## WHAT TO PRODUCE
Please retype the data in full and exactly; the pictures are not part of the copy.

## GIVEN DATA
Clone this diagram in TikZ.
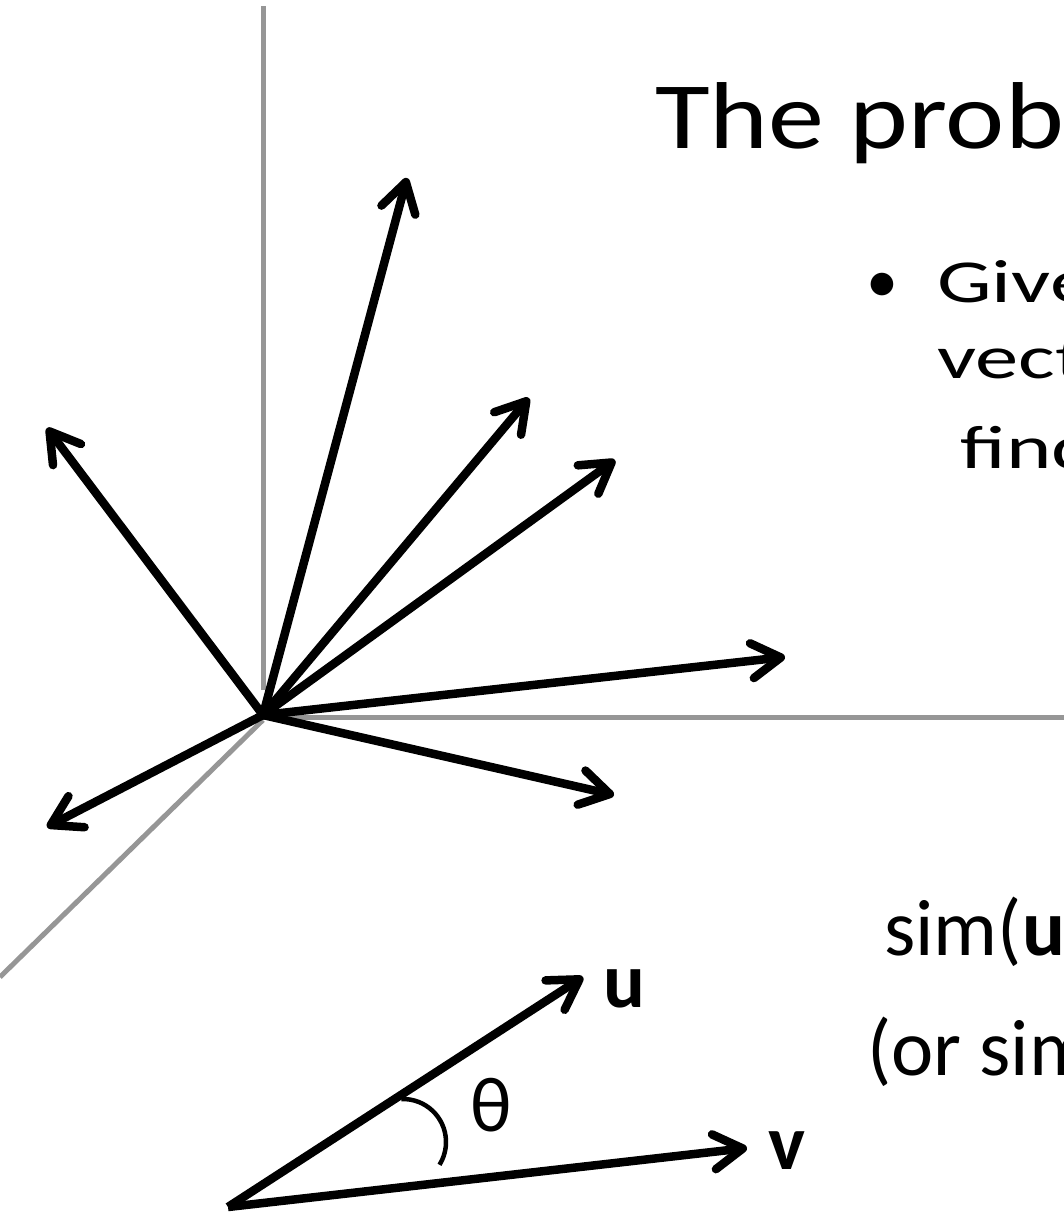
\documentclass[tikz,border=0pt]{standalone}
\usepackage{fontspec}
\setmainfont{Carlito}
\newfontfamily\titlefont[FakeStretch=1.18]{Carlito}
\newfontfamily\bodyfont[FakeStretch=1.42]{Carlito}
\usetikzlibrary{arrows.meta}
\definecolor{axisgray}{RGB}{150,150,150}
\begin{document}
\begin{tikzpicture}[x=1pt,y=-1pt,
  axis/.style={draw=axisgray,line width=5pt},
  vec/.style={draw=black,line width=8.5pt,-{Straight Barb[length=29pt,width=35pt,round]}},
  titletxt/.style={anchor=base west,inner sep=0pt,font=\titlefont\fontsize{95}{114}\selectfont},
  bodytxt/.style={anchor=base west,inner sep=0pt,font=\bodyfont\fontsize{61}{73}\selectfont},
  bullettxt/.style={anchor=base west,inner sep=0pt,font=\fontsize{64}{76}\selectfont},
  simtxt/.style={anchor=base west,inner sep=0pt,font=\fontsize{80}{96}\selectfont},
  lbl/.style={anchor=base west,inner sep=0pt,font=\fontsize{78}{94}\selectfont},
]
\useasboundingbox (0,0) rectangle (1064,1213);
\clip (0,0) rectangle (1064,1213);
% axes
\coordinate (O) at (263,715);
\coordinate (ytop) at (263,6);
\coordinate (ybot) at (263,690);
\coordinate (xs) at (263,717);
\coordinate (xe) at (1070,717);
\coordinate (zs) at (263,720);
\coordinate (ze) at (0,977);
\draw[axis] (ybot) -- (ytop);
\draw[axis] (xs) -- (xe);
\draw[axis] (zs) -- (ze);
% vectors
\coordinate (t1) at (407,178);
\coordinate (t2) at (529,398);
\coordinate (t3) at (615,460);
\coordinate (t4) at (785,657);
\coordinate (t5) at (614,795);
\coordinate (t6) at (47,827);
\coordinate (t7) at (47,428);
\foreach \t in {t1,t2,t3,t4,t5,t6,t7}{\draw[vec] (O) -- (\t);}
% u, v
\coordinate (P) at (228,1207);
\coordinate (ut) at (583,977);
\coordinate (vt) at (747,1148);
\draw[vec] (P) -- (ut);
\draw[vec] (P) -- (vt);
\coordinate (thc) at (403,1142);
\draw[line width=4.5pt] (thc) ++(-92:43) arc[start angle=-92,end angle=32,radius=43];
\node[lbl] (theta) at (470,1131) {θ};
\node[lbl] (ulbl) at (603,1007) {\textbf{u}};
\node[lbl] (vlbl) at (768,1169) {\textbf{v}};
% texts
\node[titletxt] (title) at (655,148) {The prob};
\node[bullettxt] (bullet) at (866,302) {•};
\node[bodytxt] (give) at (937,302) {Give};
\node[bodytxt] (vect) at (937,378) {vect};
\node[bodytxt] (find) at (960,468) {find};
\node[simtxt] (sim) at (884,955) {sim(\textbf{u}};
\node[simtxt] (orsim) at (867,1075) {(or sim};
\end{tikzpicture}
\end{document}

## FINISHED EXERCISE
Clone this diagram in TikZ.
\documentclass[tikz,border=0pt]{standalone}
\usepackage{fontspec}
\setmainfont{Carlito}
\newfontfamily\titlefont[FakeStretch=1.18]{Carlito}
\newfontfamily\bodyfont[FakeStretch=1.42]{Carlito}
\usetikzlibrary{arrows.meta}
\definecolor{axisgray}{RGB}{150,150,150}
\begin{document}
\begin{tikzpicture}[x=1pt,y=-1pt,
  axis/.style={draw=axisgray,line width=5pt},
  vec/.style={draw=black,line width=8.5pt,-{Straight Barb[length=29pt,width=35pt,round]}},
  titletxt/.style={anchor=base west,inner sep=0pt,font=\titlefont\fontsize{95}{114}\selectfont},
  bodytxt/.style={anchor=base west,inner sep=0pt,font=\bodyfont\fontsize{61}{73}\selectfont},
  bullettxt/.style={anchor=base west,inner sep=0pt,font=\fontsize{64}{76}\selectfont},
  simtxt/.style={anchor=base west,inner sep=0pt,font=\fontsize{80}{96}\selectfont},
  lbl/.style={anchor=base west,inner sep=0pt,font=\fontsize{78}{94}\selectfont},
]
\useasboundingbox (0,0) rectangle (1064,1213);
\clip (0,0) rectangle (1064,1213);
% axes
\coordinate (O) at (263,715);
\coordinate (ytop) at (263,6);
\coordinate (ybot) at (263,690);
\coordinate (xs) at (263,717);
\coordinate (xe) at (1070,717);
\coordinate (zs) at (263,720);
\coordinate (ze) at (0,977);
\draw[axis] (ybot) -- (ytop);
\draw[axis] (xs) -- (xe);
\draw[axis] (zs) -- (ze);
% vectors
\coordinate (t1) at (407,178);
\coordinate (t2) at (529,398);
\coordinate (t3) at (615,460);
\coordinate (t4) at (785,657);
\coordinate (t5) at (614,795);
\coordinate (t6) at (47,827);
\coordinate (t7) at (47,428);
\foreach \t in {t1,t2,t3,t4,t5,t6,t7}{\draw[vec] (O) -- (\t);}
% u, v
\coordinate (P) at (228,1207);
\coordinate (ut) at (583,977);
\coordinate (vt) at (747,1148);
\draw[vec] (P) -- (ut);
\draw[vec] (P) -- (vt);
\coordinate (thc) at (403,1142);
\draw[line width=4.5pt] (thc) ++(-92:43) arc[start angle=-92,end angle=32,radius=43];
\node[lbl] (theta) at (470,1131) {θ};
\node[lbl] (ulbl) at (603,1007) {\textbf{u}};
\node[lbl] (vlbl) at (768,1169) {\textbf{v}};
% texts
\node[titletxt] (title) at (655,148) {The prob};
\node[bullettxt] (bullet) at (866,302) {•};
\node[bodytxt] (give) at (937,302) {Give};
\node[bodytxt] (vect) at (937,378) {vect};
\node[bodytxt] (find) at (960,468) {find};
\node[simtxt] (sim) at (884,955) {sim(\textbf{u}};
\node[simtxt] (orsim) at (867,1075) {(or sim};
\end{tikzpicture}
\end{document}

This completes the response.